**The problem:**
Type out the data exactly as given. Skip any image.
=== Source excerpt ===
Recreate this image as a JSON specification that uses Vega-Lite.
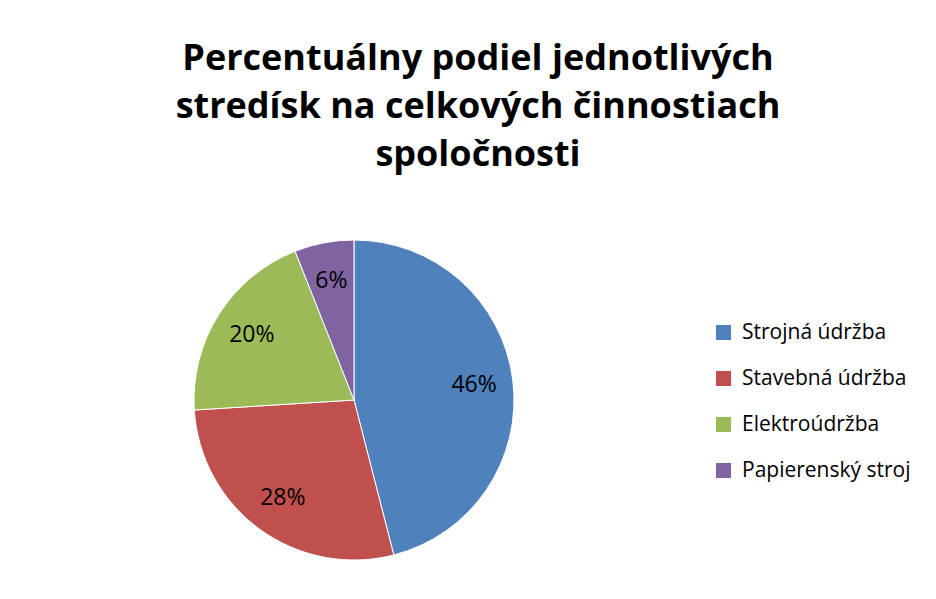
{
  "$schema": "https://vega.github.io/schema/vega-lite/v6.json",
  "autosize": {"type": "none"},
  "width": 320,
  "height": 320,
  "padding": {"left": 194, "top": 240, "right": 422, "bottom": 39},
  "background": "white",
  "title": {
    "text": ["Percentuálny podiel jednotlivých", "stredísk na celkových činnostiach", "spoločnosti"],
    "anchor": "middle",
    "frame": "group",
    "dx": 124,
    "offset": 64,
    "font": "Open Sans",
    "fontSize": 36,
    "fontWeight": "bold",
    "lineHeight": 48,
    "color": "#000000"
  },
  "data": {
    "values": [
      {"stredisko": "Strojná údržba", "podiel": 46, "i": 1, "label": "46%"},
      {"stredisko": "Stavebná údržba", "podiel": 28, "i": 2, "label": "28%"},
      {"stredisko": "Elektroúdržba", "podiel": 20, "i": 3, "label": "20%"},
      {"stredisko": "Papierenský stroj", "podiel": 6, "i": 4, "label": "6%"}
    ]
  },
  "encoding": {
    "theta": {"field": "podiel", "type": "quantitative", "stack": true},
    "order": {"field": "i", "type": "quantitative"},
    "color": {
      "field": "stredisko",
      "type": "nominal",
      "sort": ["Strojná údržba", "Stavebná údržba", "Elektroúdržba", "Papierenský stroj"],
      "scale": {
        "domain": ["Strojná údržba", "Stavebná údržba", "Elektroúdržba", "Papierenský stroj"],
        "range": ["#4F81BD", "#C0504D", "#9BBB59", "#8064A2"]
      },
      "legend": {
        "title": null,
        "orient": "none",
        "legendX": 519,
        "legendY": 82,
        "symbolType": "square",
        "symbolSize": 225,
        "symbolStrokeWidth": 0,
        "labelFont": "Open Sans",
        "labelFontSize": 21,
        "labelColor": "#000000",
        "labelOffset": 8,
        "labelLimit": 400,
        "rowPadding": 24
      }
    }
  },
  "layer": [
    {"mark": {"type": "arc", "outerRadius": 160, "stroke": "#ffffff", "strokeWidth": 1}},
    {
      "mark": {"type": "text", "radius": 121, "font": "Open Sans", "fontSize": 23, "color": "#000000"},
      "encoding": {"text": {"field": "label"}, "color": {"value": "#000000"}}
    }
  ],
  "config": {"view": {"stroke": null}}
}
===
**Answer to this problem:**
Recreate this image as a JSON specification that uses Vega-Lite.
{
  "$schema": "https://vega.github.io/schema/vega-lite/v6.json",
  "autosize": {"type": "none"},
  "width": 320,
  "height": 320,
  "padding": {"left": 194, "top": 240, "right": 422, "bottom": 39},
  "background": "white",
  "title": {
    "text": ["Percentuálny podiel jednotlivých", "stredísk na celkových činnostiach", "spoločnosti"],
    "anchor": "middle",
    "frame": "group",
    "dx": 124,
    "offset": 64,
    "font": "Open Sans",
    "fontSize": 36,
    "fontWeight": "bold",
    "lineHeight": 48,
    "color": "#000000"
  },
  "data": {
    "values": [
      {"stredisko": "Strojná údržba", "podiel": 46, "i": 1, "label": "46%"},
      {"stredisko": "Stavebná údržba", "podiel": 28, "i": 2, "label": "28%"},
      {"stredisko": "Elektroúdržba", "podiel": 20, "i": 3, "label": "20%"},
      {"stredisko": "Papierenský stroj", "podiel": 6, "i": 4, "label": "6%"}
    ]
  },
  "encoding": {
    "theta": {"field": "podiel", "type": "quantitative", "stack": true},
    "order": {"field": "i", "type": "quantitative"},
    "color": {
      "field": "stredisko",
      "type": "nominal",
      "sort": ["Strojná údržba", "Stavebná údržba", "Elektroúdržba", "Papierenský stroj"],
      "scale": {
        "domain": ["Strojná údržba", "Stavebná údržba", "Elektroúdržba", "Papierenský stroj"],
        "range": ["#4F81BD", "#C0504D", "#9BBB59", "#8064A2"]
      },
      "legend": {
        "title": null,
        "orient": "none",
        "legendX": 519,
        "legendY": 82,
        "symbolType": "square",
        "symbolSize": 225,
        "symbolStrokeWidth": 0,
        "labelFont": "Open Sans",
        "labelFontSize": 21,
        "labelColor": "#000000",
        "labelOffset": 8,
        "labelLimit": 400,
        "rowPadding": 24
      }
    }
  },
  "layer": [
    {"mark": {"type": "arc", "outerRadius": 160, "stroke": "#ffffff", "strokeWidth": 1}},
    {
      "mark": {"type": "text", "radius": 121, "font": "Open Sans", "fontSize": 23, "color": "#000000"},
      "encoding": {"text": {"field": "label"}, "color": {"value": "#000000"}}
    }
  ],
  "config": {"view": {"stroke": null}}
}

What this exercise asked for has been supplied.